Peer review in science is based on principles established during the Scientific Revolution. The process, comprising of three steps, is the test that a scientific claim must pass in order to be considered legitimate.

Read more to learn about peer review in science.

The Peer Review Process

What does peer review in science look like? The basic system has been in place since the 1600s. When scholars first became interested in learning new information (in medieval times, learning was about studying ancient texts and preserving what was already known), they realized that there had to be some sort of way to check new ideas for validity, or people could just make things up and be taken seriously. To prevent this, they built a system in which claims had to be backed up by evidence, and both the claim and evidence needed to pass the judgment of other scientists to be considered legitimate. If a claim failed the process, it was just a claim, not science.

Today, the process is called peer review, and no science is considered legitimate until it passes peer review. Typically, the process works like this:

Peer Review in Science: Step #1

A scientist comes up with an idea, collects evidence to support it, writes a paper, and then submits it to a scientific journal for publication.

Peer Review in Science: Step #2

The journal sends the paper to three other scientists to review. The reviewers aren’t paid—since everyone’s work has to be peer-reviewed to be considered science, someone else will return the favor later.

Reviewers must be subject matter experts and mustn’t have a close relationship with the paper’s author.
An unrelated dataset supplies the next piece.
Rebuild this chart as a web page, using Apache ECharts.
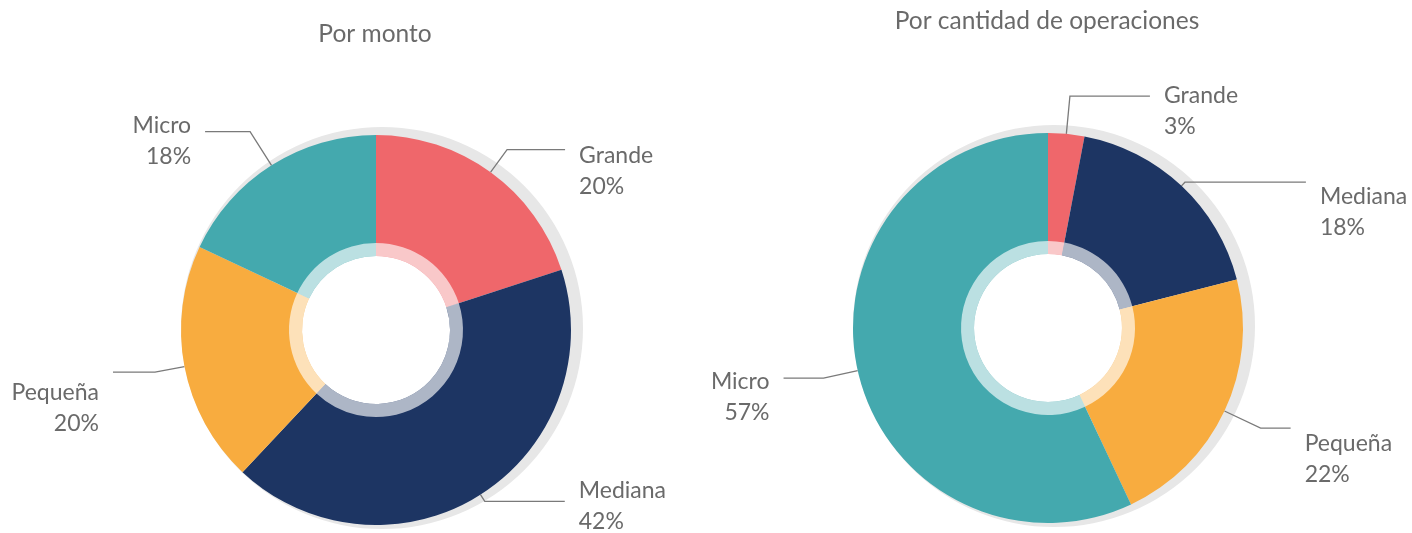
<!DOCTYPE html>
<html>
<head>
<meta charset="utf-8">
<script src="https://cdn.jsdelivr.net/npm/echarts@6/dist/echarts.min.js"></script>
<style>
html,body{margin:0;padding:0;background:#fff;}
#chart{width:1412px;height:533px;}
</style>
</head>
<body>
<div id="chart"></div>
<script>
// ---- data ----
const categories = ['Grande', 'Mediana', 'Pequeña', 'Micro'];
const montoValues = [20, 42, 20, 18];
const operacionesValues = [3, 18, 22, 57];
const chartTitles = ['Por monto', 'Por cantidad de operaciones'];
const backdropValue = [1];

// ---- styles ----
const colors = ['#EF676B', '#1D3563', '#F8AC3F', '#44A9AE'];
const textColor = '#6a6a6a';
const fontFamily = 'Lato, "Open Sans", sans-serif';
const fontSize = 23;
const lineH = 31;
// per-slice label line lengths / spacer height above the text block
const montoLabelStyle = [
  {len: 28, len2: 58, pad: 43},
  {len: 8, len2: 80, pad: 9},
  {len: 30, len2: 42, pad: 71},
  {len: 40, len2: 45, pad: 18}
];
const operLabelStyle = [
  {len: 38, len2: 80, pad: 31},
  {len: 5, len2: 121, pad: 59},
  {len: 40, len2: 30, pad: 62},
  {len: 35, len2: 40, pad: 37}
];

function buildData(values, styles) {
  return categories.map((name, i) => ({
    name: name,
    value: values[i],
    itemStyle: {color: colors[i]},
    label: {
      formatter: '{sp| }\n{t|{b}}\n{t|{c}%}',
      rich: {
        sp: {height: styles[i].pad, lineHeight: styles[i].pad, fontSize: 1},
        t: {color: textColor, fontFamily: fontFamily, fontSize: fontSize, lineHeight: lineH}
      }
    },
    labelLine: {length: styles[i].len, length2: styles[i].len2}
  }));
}
function bandData(values) {
  return categories.map((name, i) => ({name: name, value: values[i]}));
}

function donutSeries(values, styles, center) {
  return [
    {
      type: 'pie',
      silent: true,
      center: [center[0] + 6, center[1] - 2],
      radius: [120, 201],
      label: {show: false},
      labelLine: {show: false},
      itemStyle: {color: '#e7e7e7'},
      data: backdropValue.map(v => ({value: v})),
      z: 1
    },
    {
      type: 'pie',
      silent: true,
      center: center,
      radius: [74, 195],
      startAngle: 90,
      clockwise: true,
      avoidLabelOverlap: false,
      label: {
        show: true,
        position: 'outside',
        color: textColor,
        fontFamily: fontFamily,
        fontSize: fontSize,
        distanceToLabelLine: 14
      },
      labelLine: {
        show: true,
        lineStyle: {color: '#7a7a7a', width: 1.3}
      },
      data: buildData(values, styles),
      z: 2
    },
    {
      type: 'pie',
      silent: true,
      center: center,
      radius: [74, 87],
      startAngle: 90,
      clockwise: true,
      label: {show: false},
      labelLine: {show: false},
      itemStyle: {color: 'rgba(255,255,255,0.64)'},
      data: bandData(values),
      z: 3
    }
  ];
}

const chart = echarts.init(document.getElementById('chart'), null, {renderer: 'canvas'});
chart.setOption({
  backgroundColor: '#ffffff',
  animation: false,
  title: [
    {text: chartTitles[0], left: 370, top: 17, textAlign: 'center',
     textStyle: {color: textColor, fontFamily: fontFamily, fontSize: 24.5, fontWeight: 'normal'}},
    {text: chartTitles[1], left: 1042, top: 4, textAlign: 'center',
     textStyle: {color: textColor, fontFamily: fontFamily, fontSize: 24.5, fontWeight: 'normal'}}
  ],
  series: [].concat(
    donutSeries(montoValues, montoLabelStyle, [376, 330]),
    donutSeries(operacionesValues, operLabelStyle, [1048, 328])
  )
});
</script>
</body>
</html>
They look for bad science and mistakes such as:

  • Made up, tweaked, or manipulated data
  • Cherry-picked data—choosing to use only certain (favorable) data and leaving other numbers out
  • Claims that aren’t testable
  • Small sample sizes (Shortform note: If a sample is too small, results might be due to chance)
  • Unclear analysis (the reviewer can’t understand how the author got the data or made calculations with it)
  • Conclusions that don’t match what the results found
  • Conclusions drawn from too little or inconsistent data
  • Reputation of the author (if the author has a history of bad methods or unreasonable claims, reviewers will consider all of the above with more scrutiny)

If the reviewers provide conflicting comments, the journal might send the paper to more scientists or the editor might provide notes. 

Peer Review in Science: Step #3

The journal sends the reviewers’ notes back to the paper’s author to address. The author may write multiple drafts as she implements and receives new feedback. If the author ultimately fails to revise well enough, the journal won’t publish the paper. The author has to start over or try a different (less prestigious) journal.

Papers that are presented at conferences don’t have to go through the same process and aren’t considered serious (they aren’t taken into consideration for tenure).

Peer review in science is an indispensable part of the scientific endeavor.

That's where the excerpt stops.